**Given task:** The entries below should be quoted exactly, with no pictures carried over.

**Data entries:**
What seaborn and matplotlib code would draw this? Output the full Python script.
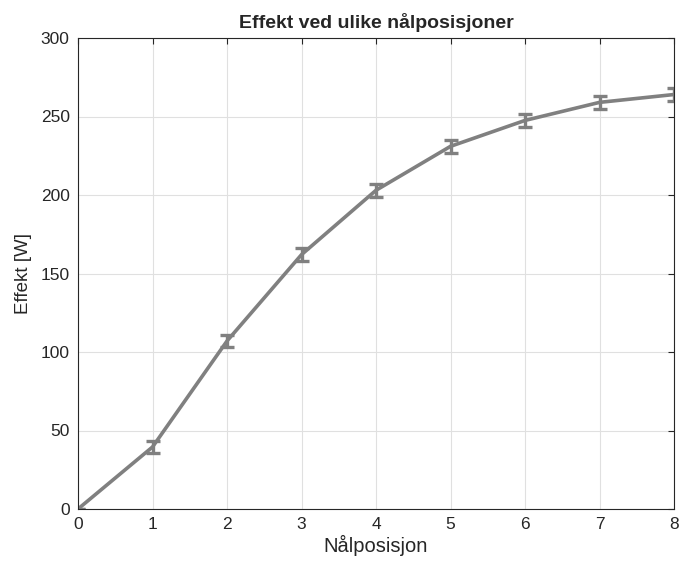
import matplotlib
matplotlib.use("Agg")
import matplotlib.pyplot as plt
import seaborn as sns
import pandas as pd

positions = [0, 1, 2, 3, 4, 5, 6, 7, 8]
power = [0, 39.5, 107, 162, 203, 231, 247.5, 259, 264]
error = [0, 4, 4, 4, 4, 4, 4, 4, 4]

df = pd.DataFrame({"pos": positions, "P": power, "err": error})

sns.set_style("whitegrid")
plt.rcParams['font.family'] = ['Liberation Sans', 'DejaVu Sans']

fig = plt.figure(figsize=(6.81, 5.68), dpi=100)
ax = fig.add_axes([78/681, 1-509/568, (674-78)/681, (509-38)/568])

line_color = (0.5, 0.5, 0.5)
sns.lineplot(data=df, x="pos", y="P", ax=ax, color=line_color, linewidth=2.6)
ax.errorbar(df["pos"], df["P"], yerr=df["err"], fmt="none", ecolor=line_color,
            elinewidth=2.4, capsize=5, capthick=2.4)

ax.set_xlim(0, 8)
ax.set_ylim(0, 300)
ax.set_xticks(range(0, 9))
ax.set_yticks(range(0, 301, 50))
ax.grid(True, color=(0.88, 0.88, 0.88), linewidth=0.8)
for s in ax.spines.values():
    s.set_visible(True)
    s.set_color((0.15, 0.15, 0.15))
    s.set_linewidth(0.8)
ax.tick_params(direction="in", length=4, width=0.8, colors=(0.15, 0.15, 0.15),
               labelsize=12.5, top=True, right=True, labelcolor=(0.15, 0.15, 0.15), pad=6)
ax.set_xlabel("Nålposisjon", fontsize=14.5, color=(0.15, 0.15, 0.15), labelpad=2)
ax.set_ylabel("Effekt [W]", fontsize=13.5, color=(0.15, 0.15, 0.15), labelpad=6)
ax.set_title("Effekt ved ulike nålposisjoner", fontsize=14, fontweight="bold", pad=7)

fig.savefig("out.png", dpi=100)
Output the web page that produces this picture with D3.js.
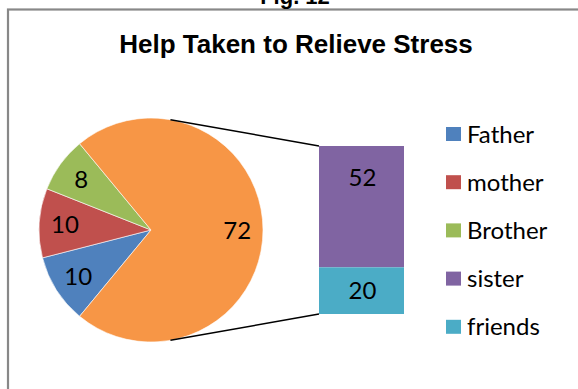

**Exercise output:**
What seaborn and matplotlib code would draw this? Output the full Python script.
import matplotlib
matplotlib.use("Agg")
import matplotlib.pyplot as plt
import seaborn as sns
import pandas as pd

positions = [0, 1, 2, 3, 4, 5, 6, 7, 8]
power = [0, 39.5, 107, 162, 203, 231, 247.5, 259, 264]
error = [0, 4, 4, 4, 4, 4, 4, 4, 4]

df = pd.DataFrame({"pos": positions, "P": power, "err": error})

sns.set_style("whitegrid")
plt.rcParams['font.family'] = ['Liberation Sans', 'DejaVu Sans']

fig = plt.figure(figsize=(6.81, 5.68), dpi=100)
ax = fig.add_axes([78/681, 1-509/568, (674-78)/681, (509-38)/568])

line_color = (0.5, 0.5, 0.5)
sns.lineplot(data=df, x="pos", y="P", ax=ax, color=line_color, linewidth=2.6)
ax.errorbar(df["pos"], df["P"], yerr=df["err"], fmt="none", ecolor=line_color,
            elinewidth=2.4, capsize=5, capthick=2.4)

ax.set_xlim(0, 8)
ax.set_ylim(0, 300)
ax.set_xticks(range(0, 9))
ax.set_yticks(range(0, 301, 50))
ax.grid(True, color=(0.88, 0.88, 0.88), linewidth=0.8)
for s in ax.spines.values():
    s.set_visible(True)
    s.set_color((0.15, 0.15, 0.15))
    s.set_linewidth(0.8)
ax.tick_params(direction="in", length=4, width=0.8, colors=(0.15, 0.15, 0.15),
               labelsize=12.5, top=True, right=True, labelcolor=(0.15, 0.15, 0.15), pad=6)
ax.set_xlabel("Nålposisjon", fontsize=14.5, color=(0.15, 0.15, 0.15), labelpad=2)
ax.set_ylabel("Effekt [W]", fontsize=13.5, color=(0.15, 0.15, 0.15), labelpad=6)
ax.set_title("Effekt ved ulike nålposisjoner", fontsize=14, fontweight="bold", pad=7)

fig.savefig("out.png", dpi=100)
Output the web page that produces this picture with D3.js.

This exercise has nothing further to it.